Visualizing Sound:
Schlieren Imaging

Schlieren photography is a method used to visualize density variations in transparent media, or in this case, the differences in the index of air refraction. The imaging method was developed in 1864 to study supersonic motion and is now widely used in aeronautical engineering to photograph the flow of air around objects. With this method, I am attempting to visualize the invisible by using the pressure waves generated by sound. Many thanks to Golan Levin for his continuous help and support.


I grew up speaking a homogenous mix of french, english and german in a region where people commonly understand all three. Moving to the United States, where very few people speak my native language, has led me to constantly consider the weight of my words and the literal meaning of metaphors and expressions. We use the physical to talk about the abstract, but what if the abstract had a physical form?

My background in neuroscience and cognition leads me to gravitate towards scientifically oriented processes to create work. By using the schlieren mirror, I was hoping to visualize the invisible, sound, and the inevitable physicality that comes with it.

Gesaffelstein at 300fps.

Whiplash drum solo at 300fps.


A schlieren mirror is essentially a parabolic mirror without the glass layer over the silver coating. It provides a much more accurate reflection of the world because of the lack of light deviation between the air, the glass and the silver coating. By placing a small point light source at 2x the focal length of the mirror, you are able to create a refraction of the focal point at about 2 meters distance. The placement of a sharp object such as a razor blade, splitting the focal point in half, will prevent all bent light rays from entering the lens of your camera. It will also cast a shadow on your lens, revealing the slight deviations of light through different air densities.

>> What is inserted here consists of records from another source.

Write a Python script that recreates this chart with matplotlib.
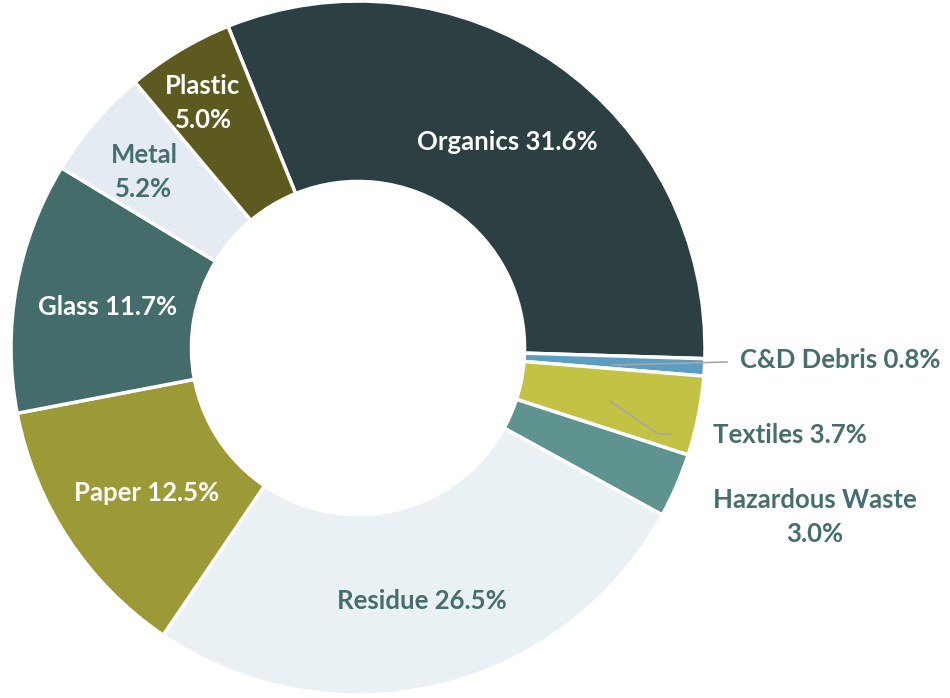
import matplotlib.pyplot as plt

# waste composition, clockwise from Organics
labels = ['Organics', 'C&D Debris', 'Textiles', 'Hazardous Waste', 'Residue',
          'Paper', 'Glass', 'Metal', 'Plastic']
shares = [31.6, 0.8, 3.7, 3.0, 26.5, 12.5, 11.7, 5.2, 5.0]
colors = ['#2C4043', '#5B9EC4', '#C4C244', '#5E9390', '#EAF1F4',
          '#9B9A37', '#436C6A', '#E4EBF2', '#5D5A1F']

plt.rcParams['font.family'] = ['Lato', 'DejaVu Sans']
teal = '#466E6C'

fig = plt.figure(figsize=(9.5, 6.98), dpi=100)
ax = fig.add_axes([11/950, 3/698, 694/950, 694/698])
ax.pie(shares, colors=colors, startangle=112, counterclock=False, radius=1,
       wedgeprops=dict(width=0.52, edgecolor='white', linewidth=2.5))
ax.set_xlim(-1, 1)
ax.set_ylim(-1, 1)
ax.set_aspect('equal')
ax.axis('off')

def px(x, y):
    return (x - 358) / 347, (348 - y) / 347

# label text, position, colour
label_pos = {
    'Organics': ((507, 142), 'white'),
    'C&D Debris': ((840, 360), teal),
    'Textiles': ((790, 435), teal),
    'Hazardous Waste': ((815, 517), teal),
    'Residue': ((422, 601), teal),
    'Paper': ((147, 493), 'white'),
    'Glass': ((108, 307), 'white'),
    'Metal': ((144, 172), teal),
    'Plastic': ((203, 103), 'white'),
}
two_line = ['Hazardous Waste', 'Metal', 'Plastic']
for name, val in zip(labels, shares):
    (x, y), c = label_pos[name]
    sep = '\n' if name in two_line else ' '
    ax.text(*px(x, y), f'{name}{sep}{val:.1f}%', ha='center', va='center',
            color=c, fontsize=18.5, fontweight='bold', linespacing=1.5,
            clip_on=False)

# leader lines
lx, ly = zip(px(613, 365), px(727, 362))
ax.plot(lx, ly, color='#A6A6A6', lw=1.2, clip_on=False)
lx, ly = zip(px(610, 401), px(658, 434), px(671, 434))
ax.plot(lx, ly, color='#A6A6A6', lw=1.2, clip_on=False)

fig.savefig('out.png', dpi=100)
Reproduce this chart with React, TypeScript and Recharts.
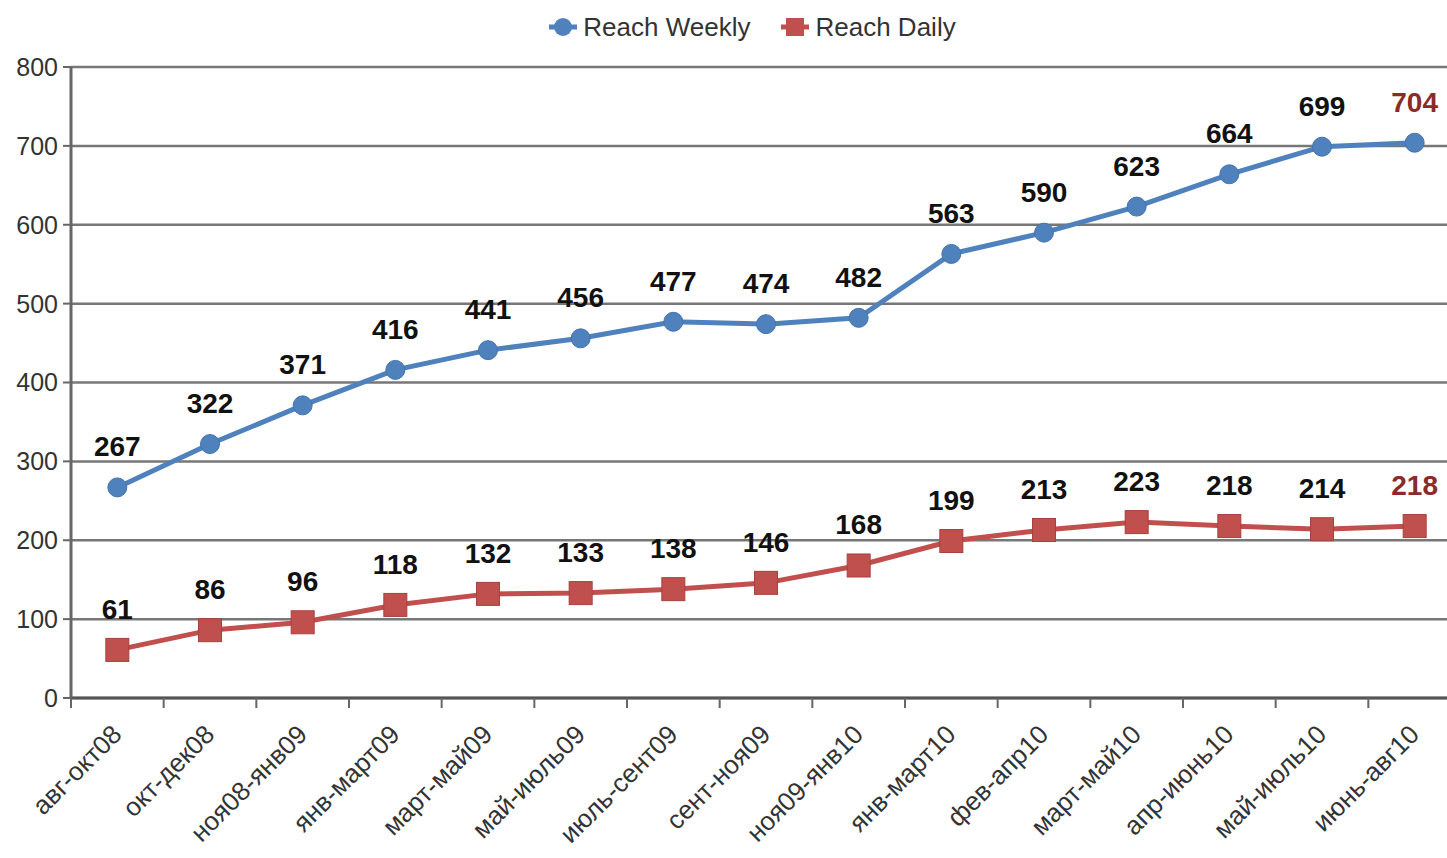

The first step was to build a frame specifically optimized for the schlieren mirror, in order to hold it up with a clamp and keep it from vibrating. The frontal pieces of plywood were used instead of pine to maximize the amount of light refraction. The biggest difficulty in achieving this first step was building the frame without bringing the mirror into the wood shop (to avoid it getting dusty and damaged). It was a nice surprise to see that it fit perfectly inside its designed space (with a millimeter accuracy).

Process Sketch:

I then proceeded to building the whole setup, which was a lot more precise than expected. Each time anything was moved by even a millimeter, I needed to start over from scratch. I used subwoofer speakers to generate significant enough pressure waves by orienting the bass-ports towards the hot air generated by the candle. The next step towards my Experimental Capture capstone project will be achieving the depiction of speech, possibly by using a sheet of dry ice to generate a significant difference in air densities.